Here's why former RBI governor Rajan and former deputy Acharya believe the plan to allow corporations to own banks is a 'bad idea'

Here's why former RBI governor Rajan and former deputy Acharya believe the plan to allow corporations to own banks is a 'bad idea'
Former Reserve Bank of India (RBI) governor Raghuram RajanBCCL
  • Former Reserve Bank of India (RBI) governor Raghuram Rajan and former deputy governor Viral Acharya believe that the move to let large corporations own banks is a ‘bad idea.’
  • Not only would this further consolidate financial power in the hands of the few, but it would essentially leave these companies open to the temptation of unlimited funding.
  • Analysts at Macquarie and Edelweiss Research have also warned that allowing corporates and NBCFs to bid for banking licenses would not be a wise choice.
India’s banking sector has been lauded for its strength in the past, but that was before the IL&FS crisis and the four other banks that fell thereafter.Letting large corporations become promoters of banks would only rip down another safeguard of India’s banking sector.

According to former RBI governor Raghuram Rajan and former deputy governor Viral Acharya, going down this path is a ‘bad idea’. If industrial houses have in-house banks, the level of governance and lack of transparency will deteriorate further.

Their direct access into the financial veins of the system would only increase the concentration of economic power in the hands of the few at the top rather than be a force for equality.

The second risk that lays ahead is that the more interdependent and connected the banking system — and the powers behind it — become, the greater the probability of banks becoming ‘too big to fail’, according to Rajan.

That may be good for the customer in the short run, but in the long run it would leave India’s central bank with no option to bailout banks every time they miss a step.


Global research company Macquarie has also warned that allowing non-banking financial companies (NBFCs) and corporate houses to bid for a banking license would be very controversial in light of bank failures increasing in India.

Why having on-tap funding is a bad idea
One of the primary lessons that India has learned in the last decade is that if a corporation has access to funding without any checks in place, it tends to go the wrong way.

One example would be of Nirav Modi, once lauded as India’s top international jewelry designer but now dubbed a fugitive on the run.
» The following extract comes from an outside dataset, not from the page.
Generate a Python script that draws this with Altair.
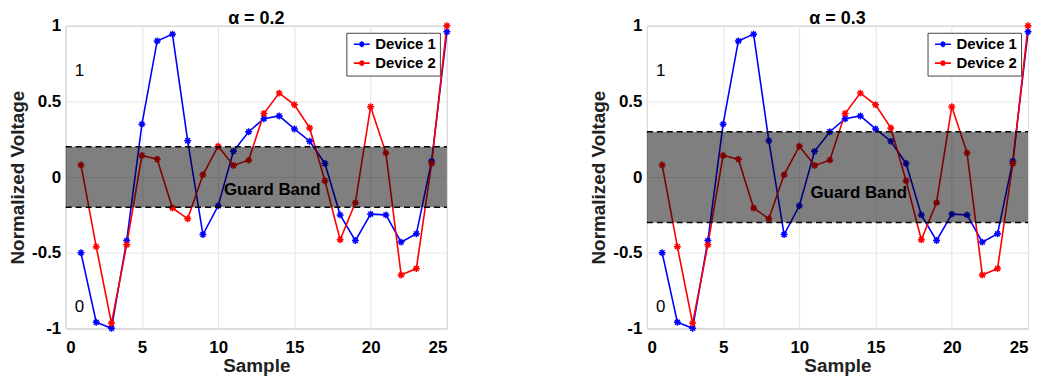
import altair as alt
import pandas as pd

samples = list(range(1, 26))
device1 = [-0.50, -0.96, -1.00, -0.42, 0.35, 0.90, 0.945, 0.24, -0.38, -0.19,
           0.17, 0.30, 0.386, 0.404, 0.318, 0.237, 0.09, -0.25, -0.42, -0.245,
           -0.25, -0.43, -0.375, 0.105, 0.96]
device2 = [0.08, -0.46, -0.967, -0.447, 0.143, 0.118, -0.204, -0.276, 0.015, 0.204,
           0.077, 0.112, 0.42, 0.555, 0.478, 0.325, -0.024, -0.414, -0.169, 0.465,
           0.16, -0.647, -0.605, 0.09, 1.0]
series_names = ["Device 1", "Device 2"]
series_colors = ["#0000FF", "#FF0000"]
alphas = [0.2, 0.3]
band_label = "Guard Band"
band_label_x = [13.55, 13.9]
band_label_y = [-0.085, -0.105]
level_labels = ["1", "0"]
level_x = [0.9, 0.9]
level_y = [0.70, -0.86]

FONT = "Liberation Sans"
W, H = 383, 304

rows = []
for s, a, b in zip(samples, device1, device2):
    rows.append({"Sample": s, "Voltage": a, "Device": series_names[0]})
    rows.append({"Sample": s, "Voltage": b, "Device": series_names[1]})
df = pd.DataFrame(rows)

ASTER = "M-1,0L1,0M0,-1L0,1M-0.7,-0.7L0.7,0.7M-0.7,0.7L0.7,-0.7"
LEG_SYM = "M-1,0L3,0M1,-0.75L1,0.75M0.5,-0.5L1.5,0.5M0.5,0.5L1.5,-0.5"

xscale = alt.Scale(domain=[0, 25], nice=False, zero=False)
yscale = alt.Scale(domain=[-1, 1], nice=False, zero=False)


def panel(i):
    a = alphas[i]
    color = alt.Color(
        "Device:N",
        scale=alt.Scale(domain=series_names, range=series_colors),
        legend=alt.Legend(
            title=None, orient="top-right", offset=7,
            strokeColor="#444", fillColor="white", padding=4,
            symbolType=LEG_SYM, symbolSize=64, symbolStrokeWidth=1.6,
            symbolFillColor="transparent",
            labelFont=FONT, labelFontSize=15, labelFontWeight="bold",
            labelColor="black", labelOffset=10, rowPadding=3,
        ),
    )
    x = alt.X("Sample:Q", scale=xscale,
              axis=alt.Axis(values=[0, 5, 10, 15, 20, 25], title="Sample"))
    y = alt.Y("Voltage:Q", scale=yscale,
              axis=alt.Axis(values=[-1, -0.5, 0, 0.5, 1], title="Normalized Voltage",
                            labelExpr="datum.value + ''"))
    base = alt.Chart(df)
    lines = base.mark_line(strokeWidth=1.6).encode(x=x, y=y, color=color, detail="Device:N")
    pts = base.mark_point(shape=ASTER, size=49, filled=False, strokeWidth=1.5, opacity=1).encode(
        x=x, y=y, color=color)

    bdf = pd.DataFrame({"lo": [-a], "hi": [a]})
    band = alt.Chart(bdf).mark_rect(color="black", opacity=0.5).encode(
        y=alt.Y("lo:Q", scale=yscale), y2="hi:Q",
        x=alt.value(0), x2=alt.value(W))
    rdf = pd.DataFrame({"v": [-a, a]})
    rules = alt.Chart(rdf).mark_rule(color="black", strokeWidth=1.6, strokeDash=[6, 4]).encode(
        y=alt.Y("v:Q", scale=yscale), x=alt.value(0), x2=alt.value(W))

    tdf = pd.DataFrame({"x": [band_label_x[i]], "y": [band_label_y[i]], "t": [band_label]})
    gtext = alt.Chart(tdf).mark_text(font=FONT, fontSize=17, fontWeight="bold", color="black").encode(
        x=alt.X("x:Q", scale=xscale), y=alt.Y("y:Q", scale=yscale), text="t:N")
    ldf = pd.DataFrame({"x": level_x, "y": level_y, "t": level_labels})
    ltext = alt.Chart(ldf).mark_text(font=FONT, fontSize=17, color="black").encode(
        x=alt.X("x:Q", scale=xscale), y=alt.Y("y:Q", scale=yscale), text="t:N")

    return alt.layer(lines, pts, band, rules, gtext, ltext).properties(
        width=W, height=H,
        title=alt.Title(f"α = {a}", font=FONT, fontSize=18, fontWeight="bold",
                        color="black", offset=-11, anchor="middle", frame="group"),
    )


chart = alt.hconcat(panel(0), panel(1), spacing=136).resolve_scale(color="independent").properties(
    padding={"left": 0, "top": 0, "right": 0, "bottom": 0}
).configure_view(stroke="#999", strokeWidth=1).configure_axis(
    grid=True, gridColor="#e6e6e6", gridWidth=1, domain=False, ticks=False,
    labelFont=FONT, labelFontSize=17, labelFontWeight="bold", labelColor="black",
    titleFont=FONT, titleFontSize=19, titleFontWeight="bold", titleColor="#222",
).configure_axisY(titlePadding=4, labelPadding=5).configure_axisX(titlePadding=1, labelPadding=11)

chart.save("out.html", embed_options={"renderer": "svg", "actions": False})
He’s on the hook for scamming the Punjab National Bank out of ₹11,356.84 crore by getting letters of undertaking without putting up any collateral.

“Regulars can succumb to either political pressure or the urgency of the moment,” noted Rajan.

In the Punjab and Maharashtra Cooperative (PMC) Bank scam, which is yet to be resolved, the bank’s chairman S Waryan Singh allegedly created fake accounts to hide taking out loans for the almost-bankrupt HDIL in which he held 1.91% stake.

Even in the YES Bank crisis, the bank’s founder and promoter Rana Kapoor took kickbacks to give loans without conducting due diligence.

These are just more examples of how having access to unfettered financing can be too much of a temptation for some, and there’s no test to determine the worthy from the unworthy. Not yet, anyway.

“The history of such connected lending is invariably disastrous — how can the bank make good loans when it is owned by the borrower?” remarked Rajan.

Deepening the division between the haves and the have nots
The divide between the rich and the poor is already vast in India. The top 10% of the population accounts for 77% of the total national wealth, according to Oxfam’s Billionaires Report.

Even though there is no denying that banks will require capital infusion in the future, and even if banking licenses are allotted fairly — it will still be a biased process, according to Rajan. Those large business houses that already have the initial capital to put up will be at an advantage against others.

“While rules can be black and white, fit and proper criteria and due diligence will remain a grey area, in our view,” noted Macquarie’s report.

The bigger the bank is, the more interconnected, there will be more reason for the RBI to run to its rescue in order to safeguard the interests of the bank’s depositors. “The bailout costs to the exchequer could be significantly more when it comes to bank licenses to industrial houses, which will start out big,” said Rajan.

The RBI has been down this road before with Times Bank and the Bank of Rajasthan. In both cases, corporate houses were allowed to run banks before ultimately collapsing.

This time around, Larsen & Toubro (L&T) is likely to be first in line if the recommendation is approved. It has, in the past, requested a banking license and subsequently been denied. Other expected candidates include Bajaj, the Birlas and the Tatas, according to Edelweiss Securities.

But even its optimism, Edelweiss concludes, “There will be blood.”